**What you will do:** Give back the records below exactly, every one, with no pictures.

[Entries with chart source code]
┄┄┄┄┄┄┄┄┄┄

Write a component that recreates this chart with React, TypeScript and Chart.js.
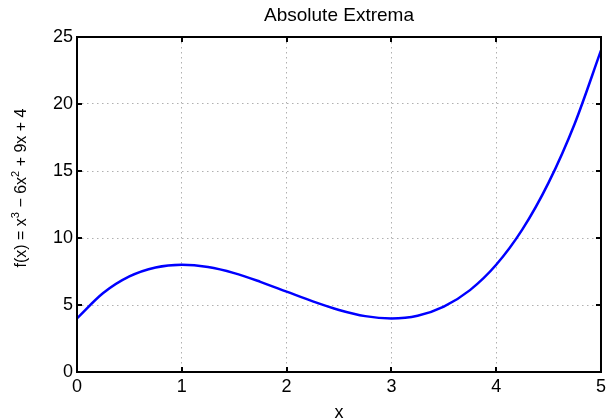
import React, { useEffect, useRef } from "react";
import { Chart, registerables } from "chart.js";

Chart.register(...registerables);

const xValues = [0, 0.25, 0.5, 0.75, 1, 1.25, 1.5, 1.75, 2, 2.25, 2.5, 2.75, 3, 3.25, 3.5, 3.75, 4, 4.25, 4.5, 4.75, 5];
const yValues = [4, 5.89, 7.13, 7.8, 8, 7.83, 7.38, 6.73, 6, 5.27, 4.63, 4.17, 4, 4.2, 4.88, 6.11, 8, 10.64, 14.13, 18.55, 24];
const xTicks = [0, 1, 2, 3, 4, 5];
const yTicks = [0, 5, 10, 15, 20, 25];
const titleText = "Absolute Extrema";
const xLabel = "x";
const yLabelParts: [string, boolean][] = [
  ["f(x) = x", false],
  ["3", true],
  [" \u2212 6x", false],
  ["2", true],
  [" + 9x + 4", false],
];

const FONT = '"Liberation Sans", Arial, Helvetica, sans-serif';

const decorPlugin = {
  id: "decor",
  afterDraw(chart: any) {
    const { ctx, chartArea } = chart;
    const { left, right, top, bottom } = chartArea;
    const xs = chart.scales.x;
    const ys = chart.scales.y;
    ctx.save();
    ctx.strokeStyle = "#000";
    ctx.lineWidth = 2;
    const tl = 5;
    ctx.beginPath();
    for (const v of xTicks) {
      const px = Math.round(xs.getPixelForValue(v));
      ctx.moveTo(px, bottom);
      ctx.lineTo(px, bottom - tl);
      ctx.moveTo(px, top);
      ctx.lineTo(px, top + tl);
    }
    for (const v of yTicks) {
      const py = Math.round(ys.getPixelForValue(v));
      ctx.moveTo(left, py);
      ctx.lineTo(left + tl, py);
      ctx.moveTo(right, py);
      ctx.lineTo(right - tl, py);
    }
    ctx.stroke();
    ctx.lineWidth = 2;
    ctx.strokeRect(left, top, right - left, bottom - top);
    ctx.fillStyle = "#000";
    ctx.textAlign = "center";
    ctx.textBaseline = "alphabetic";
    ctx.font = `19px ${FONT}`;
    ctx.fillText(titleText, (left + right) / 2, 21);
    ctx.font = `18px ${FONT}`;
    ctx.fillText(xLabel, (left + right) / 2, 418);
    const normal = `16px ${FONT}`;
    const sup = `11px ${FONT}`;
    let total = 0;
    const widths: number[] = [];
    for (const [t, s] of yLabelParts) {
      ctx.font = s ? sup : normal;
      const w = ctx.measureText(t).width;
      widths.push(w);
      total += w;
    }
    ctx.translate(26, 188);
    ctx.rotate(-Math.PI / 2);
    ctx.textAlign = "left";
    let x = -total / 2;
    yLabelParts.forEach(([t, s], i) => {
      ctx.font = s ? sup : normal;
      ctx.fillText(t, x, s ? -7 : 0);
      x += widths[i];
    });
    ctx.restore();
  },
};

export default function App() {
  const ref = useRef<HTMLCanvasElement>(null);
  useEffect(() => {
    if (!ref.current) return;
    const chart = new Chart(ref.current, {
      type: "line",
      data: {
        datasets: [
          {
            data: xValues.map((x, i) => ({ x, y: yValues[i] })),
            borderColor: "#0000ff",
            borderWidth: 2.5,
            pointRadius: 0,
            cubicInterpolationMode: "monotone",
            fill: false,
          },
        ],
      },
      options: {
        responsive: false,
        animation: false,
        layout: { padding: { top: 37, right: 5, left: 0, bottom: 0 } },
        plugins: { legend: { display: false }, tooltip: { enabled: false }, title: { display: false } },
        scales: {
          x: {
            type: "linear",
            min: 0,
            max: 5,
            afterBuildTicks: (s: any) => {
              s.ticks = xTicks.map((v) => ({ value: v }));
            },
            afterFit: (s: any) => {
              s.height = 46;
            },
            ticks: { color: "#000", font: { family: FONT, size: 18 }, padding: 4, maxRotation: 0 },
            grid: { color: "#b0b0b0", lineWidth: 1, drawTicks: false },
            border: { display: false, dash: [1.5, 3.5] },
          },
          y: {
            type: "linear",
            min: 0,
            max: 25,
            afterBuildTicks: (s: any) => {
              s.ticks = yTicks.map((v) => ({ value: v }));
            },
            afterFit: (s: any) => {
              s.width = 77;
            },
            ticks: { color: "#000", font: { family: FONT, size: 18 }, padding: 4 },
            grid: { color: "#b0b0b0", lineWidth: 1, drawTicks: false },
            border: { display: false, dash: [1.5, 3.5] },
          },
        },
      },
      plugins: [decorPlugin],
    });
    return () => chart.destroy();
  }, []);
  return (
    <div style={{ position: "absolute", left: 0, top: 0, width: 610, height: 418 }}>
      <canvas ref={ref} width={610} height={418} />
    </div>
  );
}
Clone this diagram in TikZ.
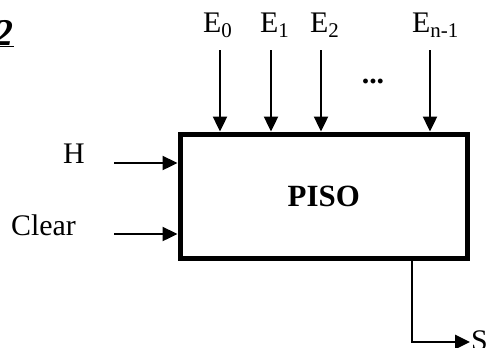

┄┄┄┄┄┄┄┄┄┄

**Answer:**
Write a component that recreates this chart with React, TypeScript and Chart.js.
import React, { useEffect, useRef } from "react";
import { Chart, registerables } from "chart.js";

Chart.register(...registerables);

const xValues = [0, 0.25, 0.5, 0.75, 1, 1.25, 1.5, 1.75, 2, 2.25, 2.5, 2.75, 3, 3.25, 3.5, 3.75, 4, 4.25, 4.5, 4.75, 5];
const yValues = [4, 5.89, 7.13, 7.8, 8, 7.83, 7.38, 6.73, 6, 5.27, 4.63, 4.17, 4, 4.2, 4.88, 6.11, 8, 10.64, 14.13, 18.55, 24];
const xTicks = [0, 1, 2, 3, 4, 5];
const yTicks = [0, 5, 10, 15, 20, 25];
const titleText = "Absolute Extrema";
const xLabel = "x";
const yLabelParts: [string, boolean][] = [
  ["f(x) = x", false],
  ["3", true],
  [" \u2212 6x", false],
  ["2", true],
  [" + 9x + 4", false],
];

const FONT = '"Liberation Sans", Arial, Helvetica, sans-serif';

const decorPlugin = {
  id: "decor",
  afterDraw(chart: any) {
    const { ctx, chartArea } = chart;
    const { left, right, top, bottom } = chartArea;
    const xs = chart.scales.x;
    const ys = chart.scales.y;
    ctx.save();
    ctx.strokeStyle = "#000";
    ctx.lineWidth = 2;
    const tl = 5;
    ctx.beginPath();
    for (const v of xTicks) {
      const px = Math.round(xs.getPixelForValue(v));
      ctx.moveTo(px, bottom);
      ctx.lineTo(px, bottom - tl);
      ctx.moveTo(px, top);
      ctx.lineTo(px, top + tl);
    }
    for (const v of yTicks) {
      const py = Math.round(ys.getPixelForValue(v));
      ctx.moveTo(left, py);
      ctx.lineTo(left + tl, py);
      ctx.moveTo(right, py);
      ctx.lineTo(right - tl, py);
    }
    ctx.stroke();
    ctx.lineWidth = 2;
    ctx.strokeRect(left, top, right - left, bottom - top);
    ctx.fillStyle = "#000";
    ctx.textAlign = "center";
    ctx.textBaseline = "alphabetic";
    ctx.font = `19px ${FONT}`;
    ctx.fillText(titleText, (left + right) / 2, 21);
    ctx.font = `18px ${FONT}`;
    ctx.fillText(xLabel, (left + right) / 2, 418);
    const normal = `16px ${FONT}`;
    const sup = `11px ${FONT}`;
    let total = 0;
    const widths: number[] = [];
    for (const [t, s] of yLabelParts) {
      ctx.font = s ? sup : normal;
      const w = ctx.measureText(t).width;
      widths.push(w);
      total += w;
    }
    ctx.translate(26, 188);
    ctx.rotate(-Math.PI / 2);
    ctx.textAlign = "left";
    let x = -total / 2;
    yLabelParts.forEach(([t, s], i) => {
      ctx.font = s ? sup : normal;
      ctx.fillText(t, x, s ? -7 : 0);
      x += widths[i];
    });
    ctx.restore();
  },
};

export default function App() {
  const ref = useRef<HTMLCanvasElement>(null);
  useEffect(() => {
    if (!ref.current) return;
    const chart = new Chart(ref.current, {
      type: "line",
      data: {
        datasets: [
          {
            data: xValues.map((x, i) => ({ x, y: yValues[i] })),
            borderColor: "#0000ff",
            borderWidth: 2.5,
            pointRadius: 0,
            cubicInterpolationMode: "monotone",
            fill: false,
          },
        ],
      },
      options: {
        responsive: false,
        animation: false,
        layout: { padding: { top: 37, right: 5, left: 0, bottom: 0 } },
        plugins: { legend: { display: false }, tooltip: { enabled: false }, title: { display: false } },
        scales: {
          x: {
            type: "linear",
            min: 0,
            max: 5,
            afterBuildTicks: (s: any) => {
              s.ticks = xTicks.map((v) => ({ value: v }));
            },
            afterFit: (s: any) => {
              s.height = 46;
            },
            ticks: { color: "#000", font: { family: FONT, size: 18 }, padding: 4, maxRotation: 0 },
            grid: { color: "#b0b0b0", lineWidth: 1, drawTicks: false },
            border: { display: false, dash: [1.5, 3.5] },
          },
          y: {
            type: "linear",
            min: 0,
            max: 25,
            afterBuildTicks: (s: any) => {
              s.ticks = yTicks.map((v) => ({ value: v }));
            },
            afterFit: (s: any) => {
              s.width = 77;
            },
            ticks: { color: "#000", font: { family: FONT, size: 18 }, padding: 4 },
            grid: { color: "#b0b0b0", lineWidth: 1, drawTicks: false },
            border: { display: false, dash: [1.5, 3.5] },
          },
        },
      },
      plugins: [decorPlugin],
    });
    return () => chart.destroy();
  }, []);
  return (
    <div style={{ position: "absolute", left: 0, top: 0, width: 610, height: 418 }}>
      <canvas ref={ref} width={610} height={418} />
    </div>
  );
}
Clone this diagram in TikZ.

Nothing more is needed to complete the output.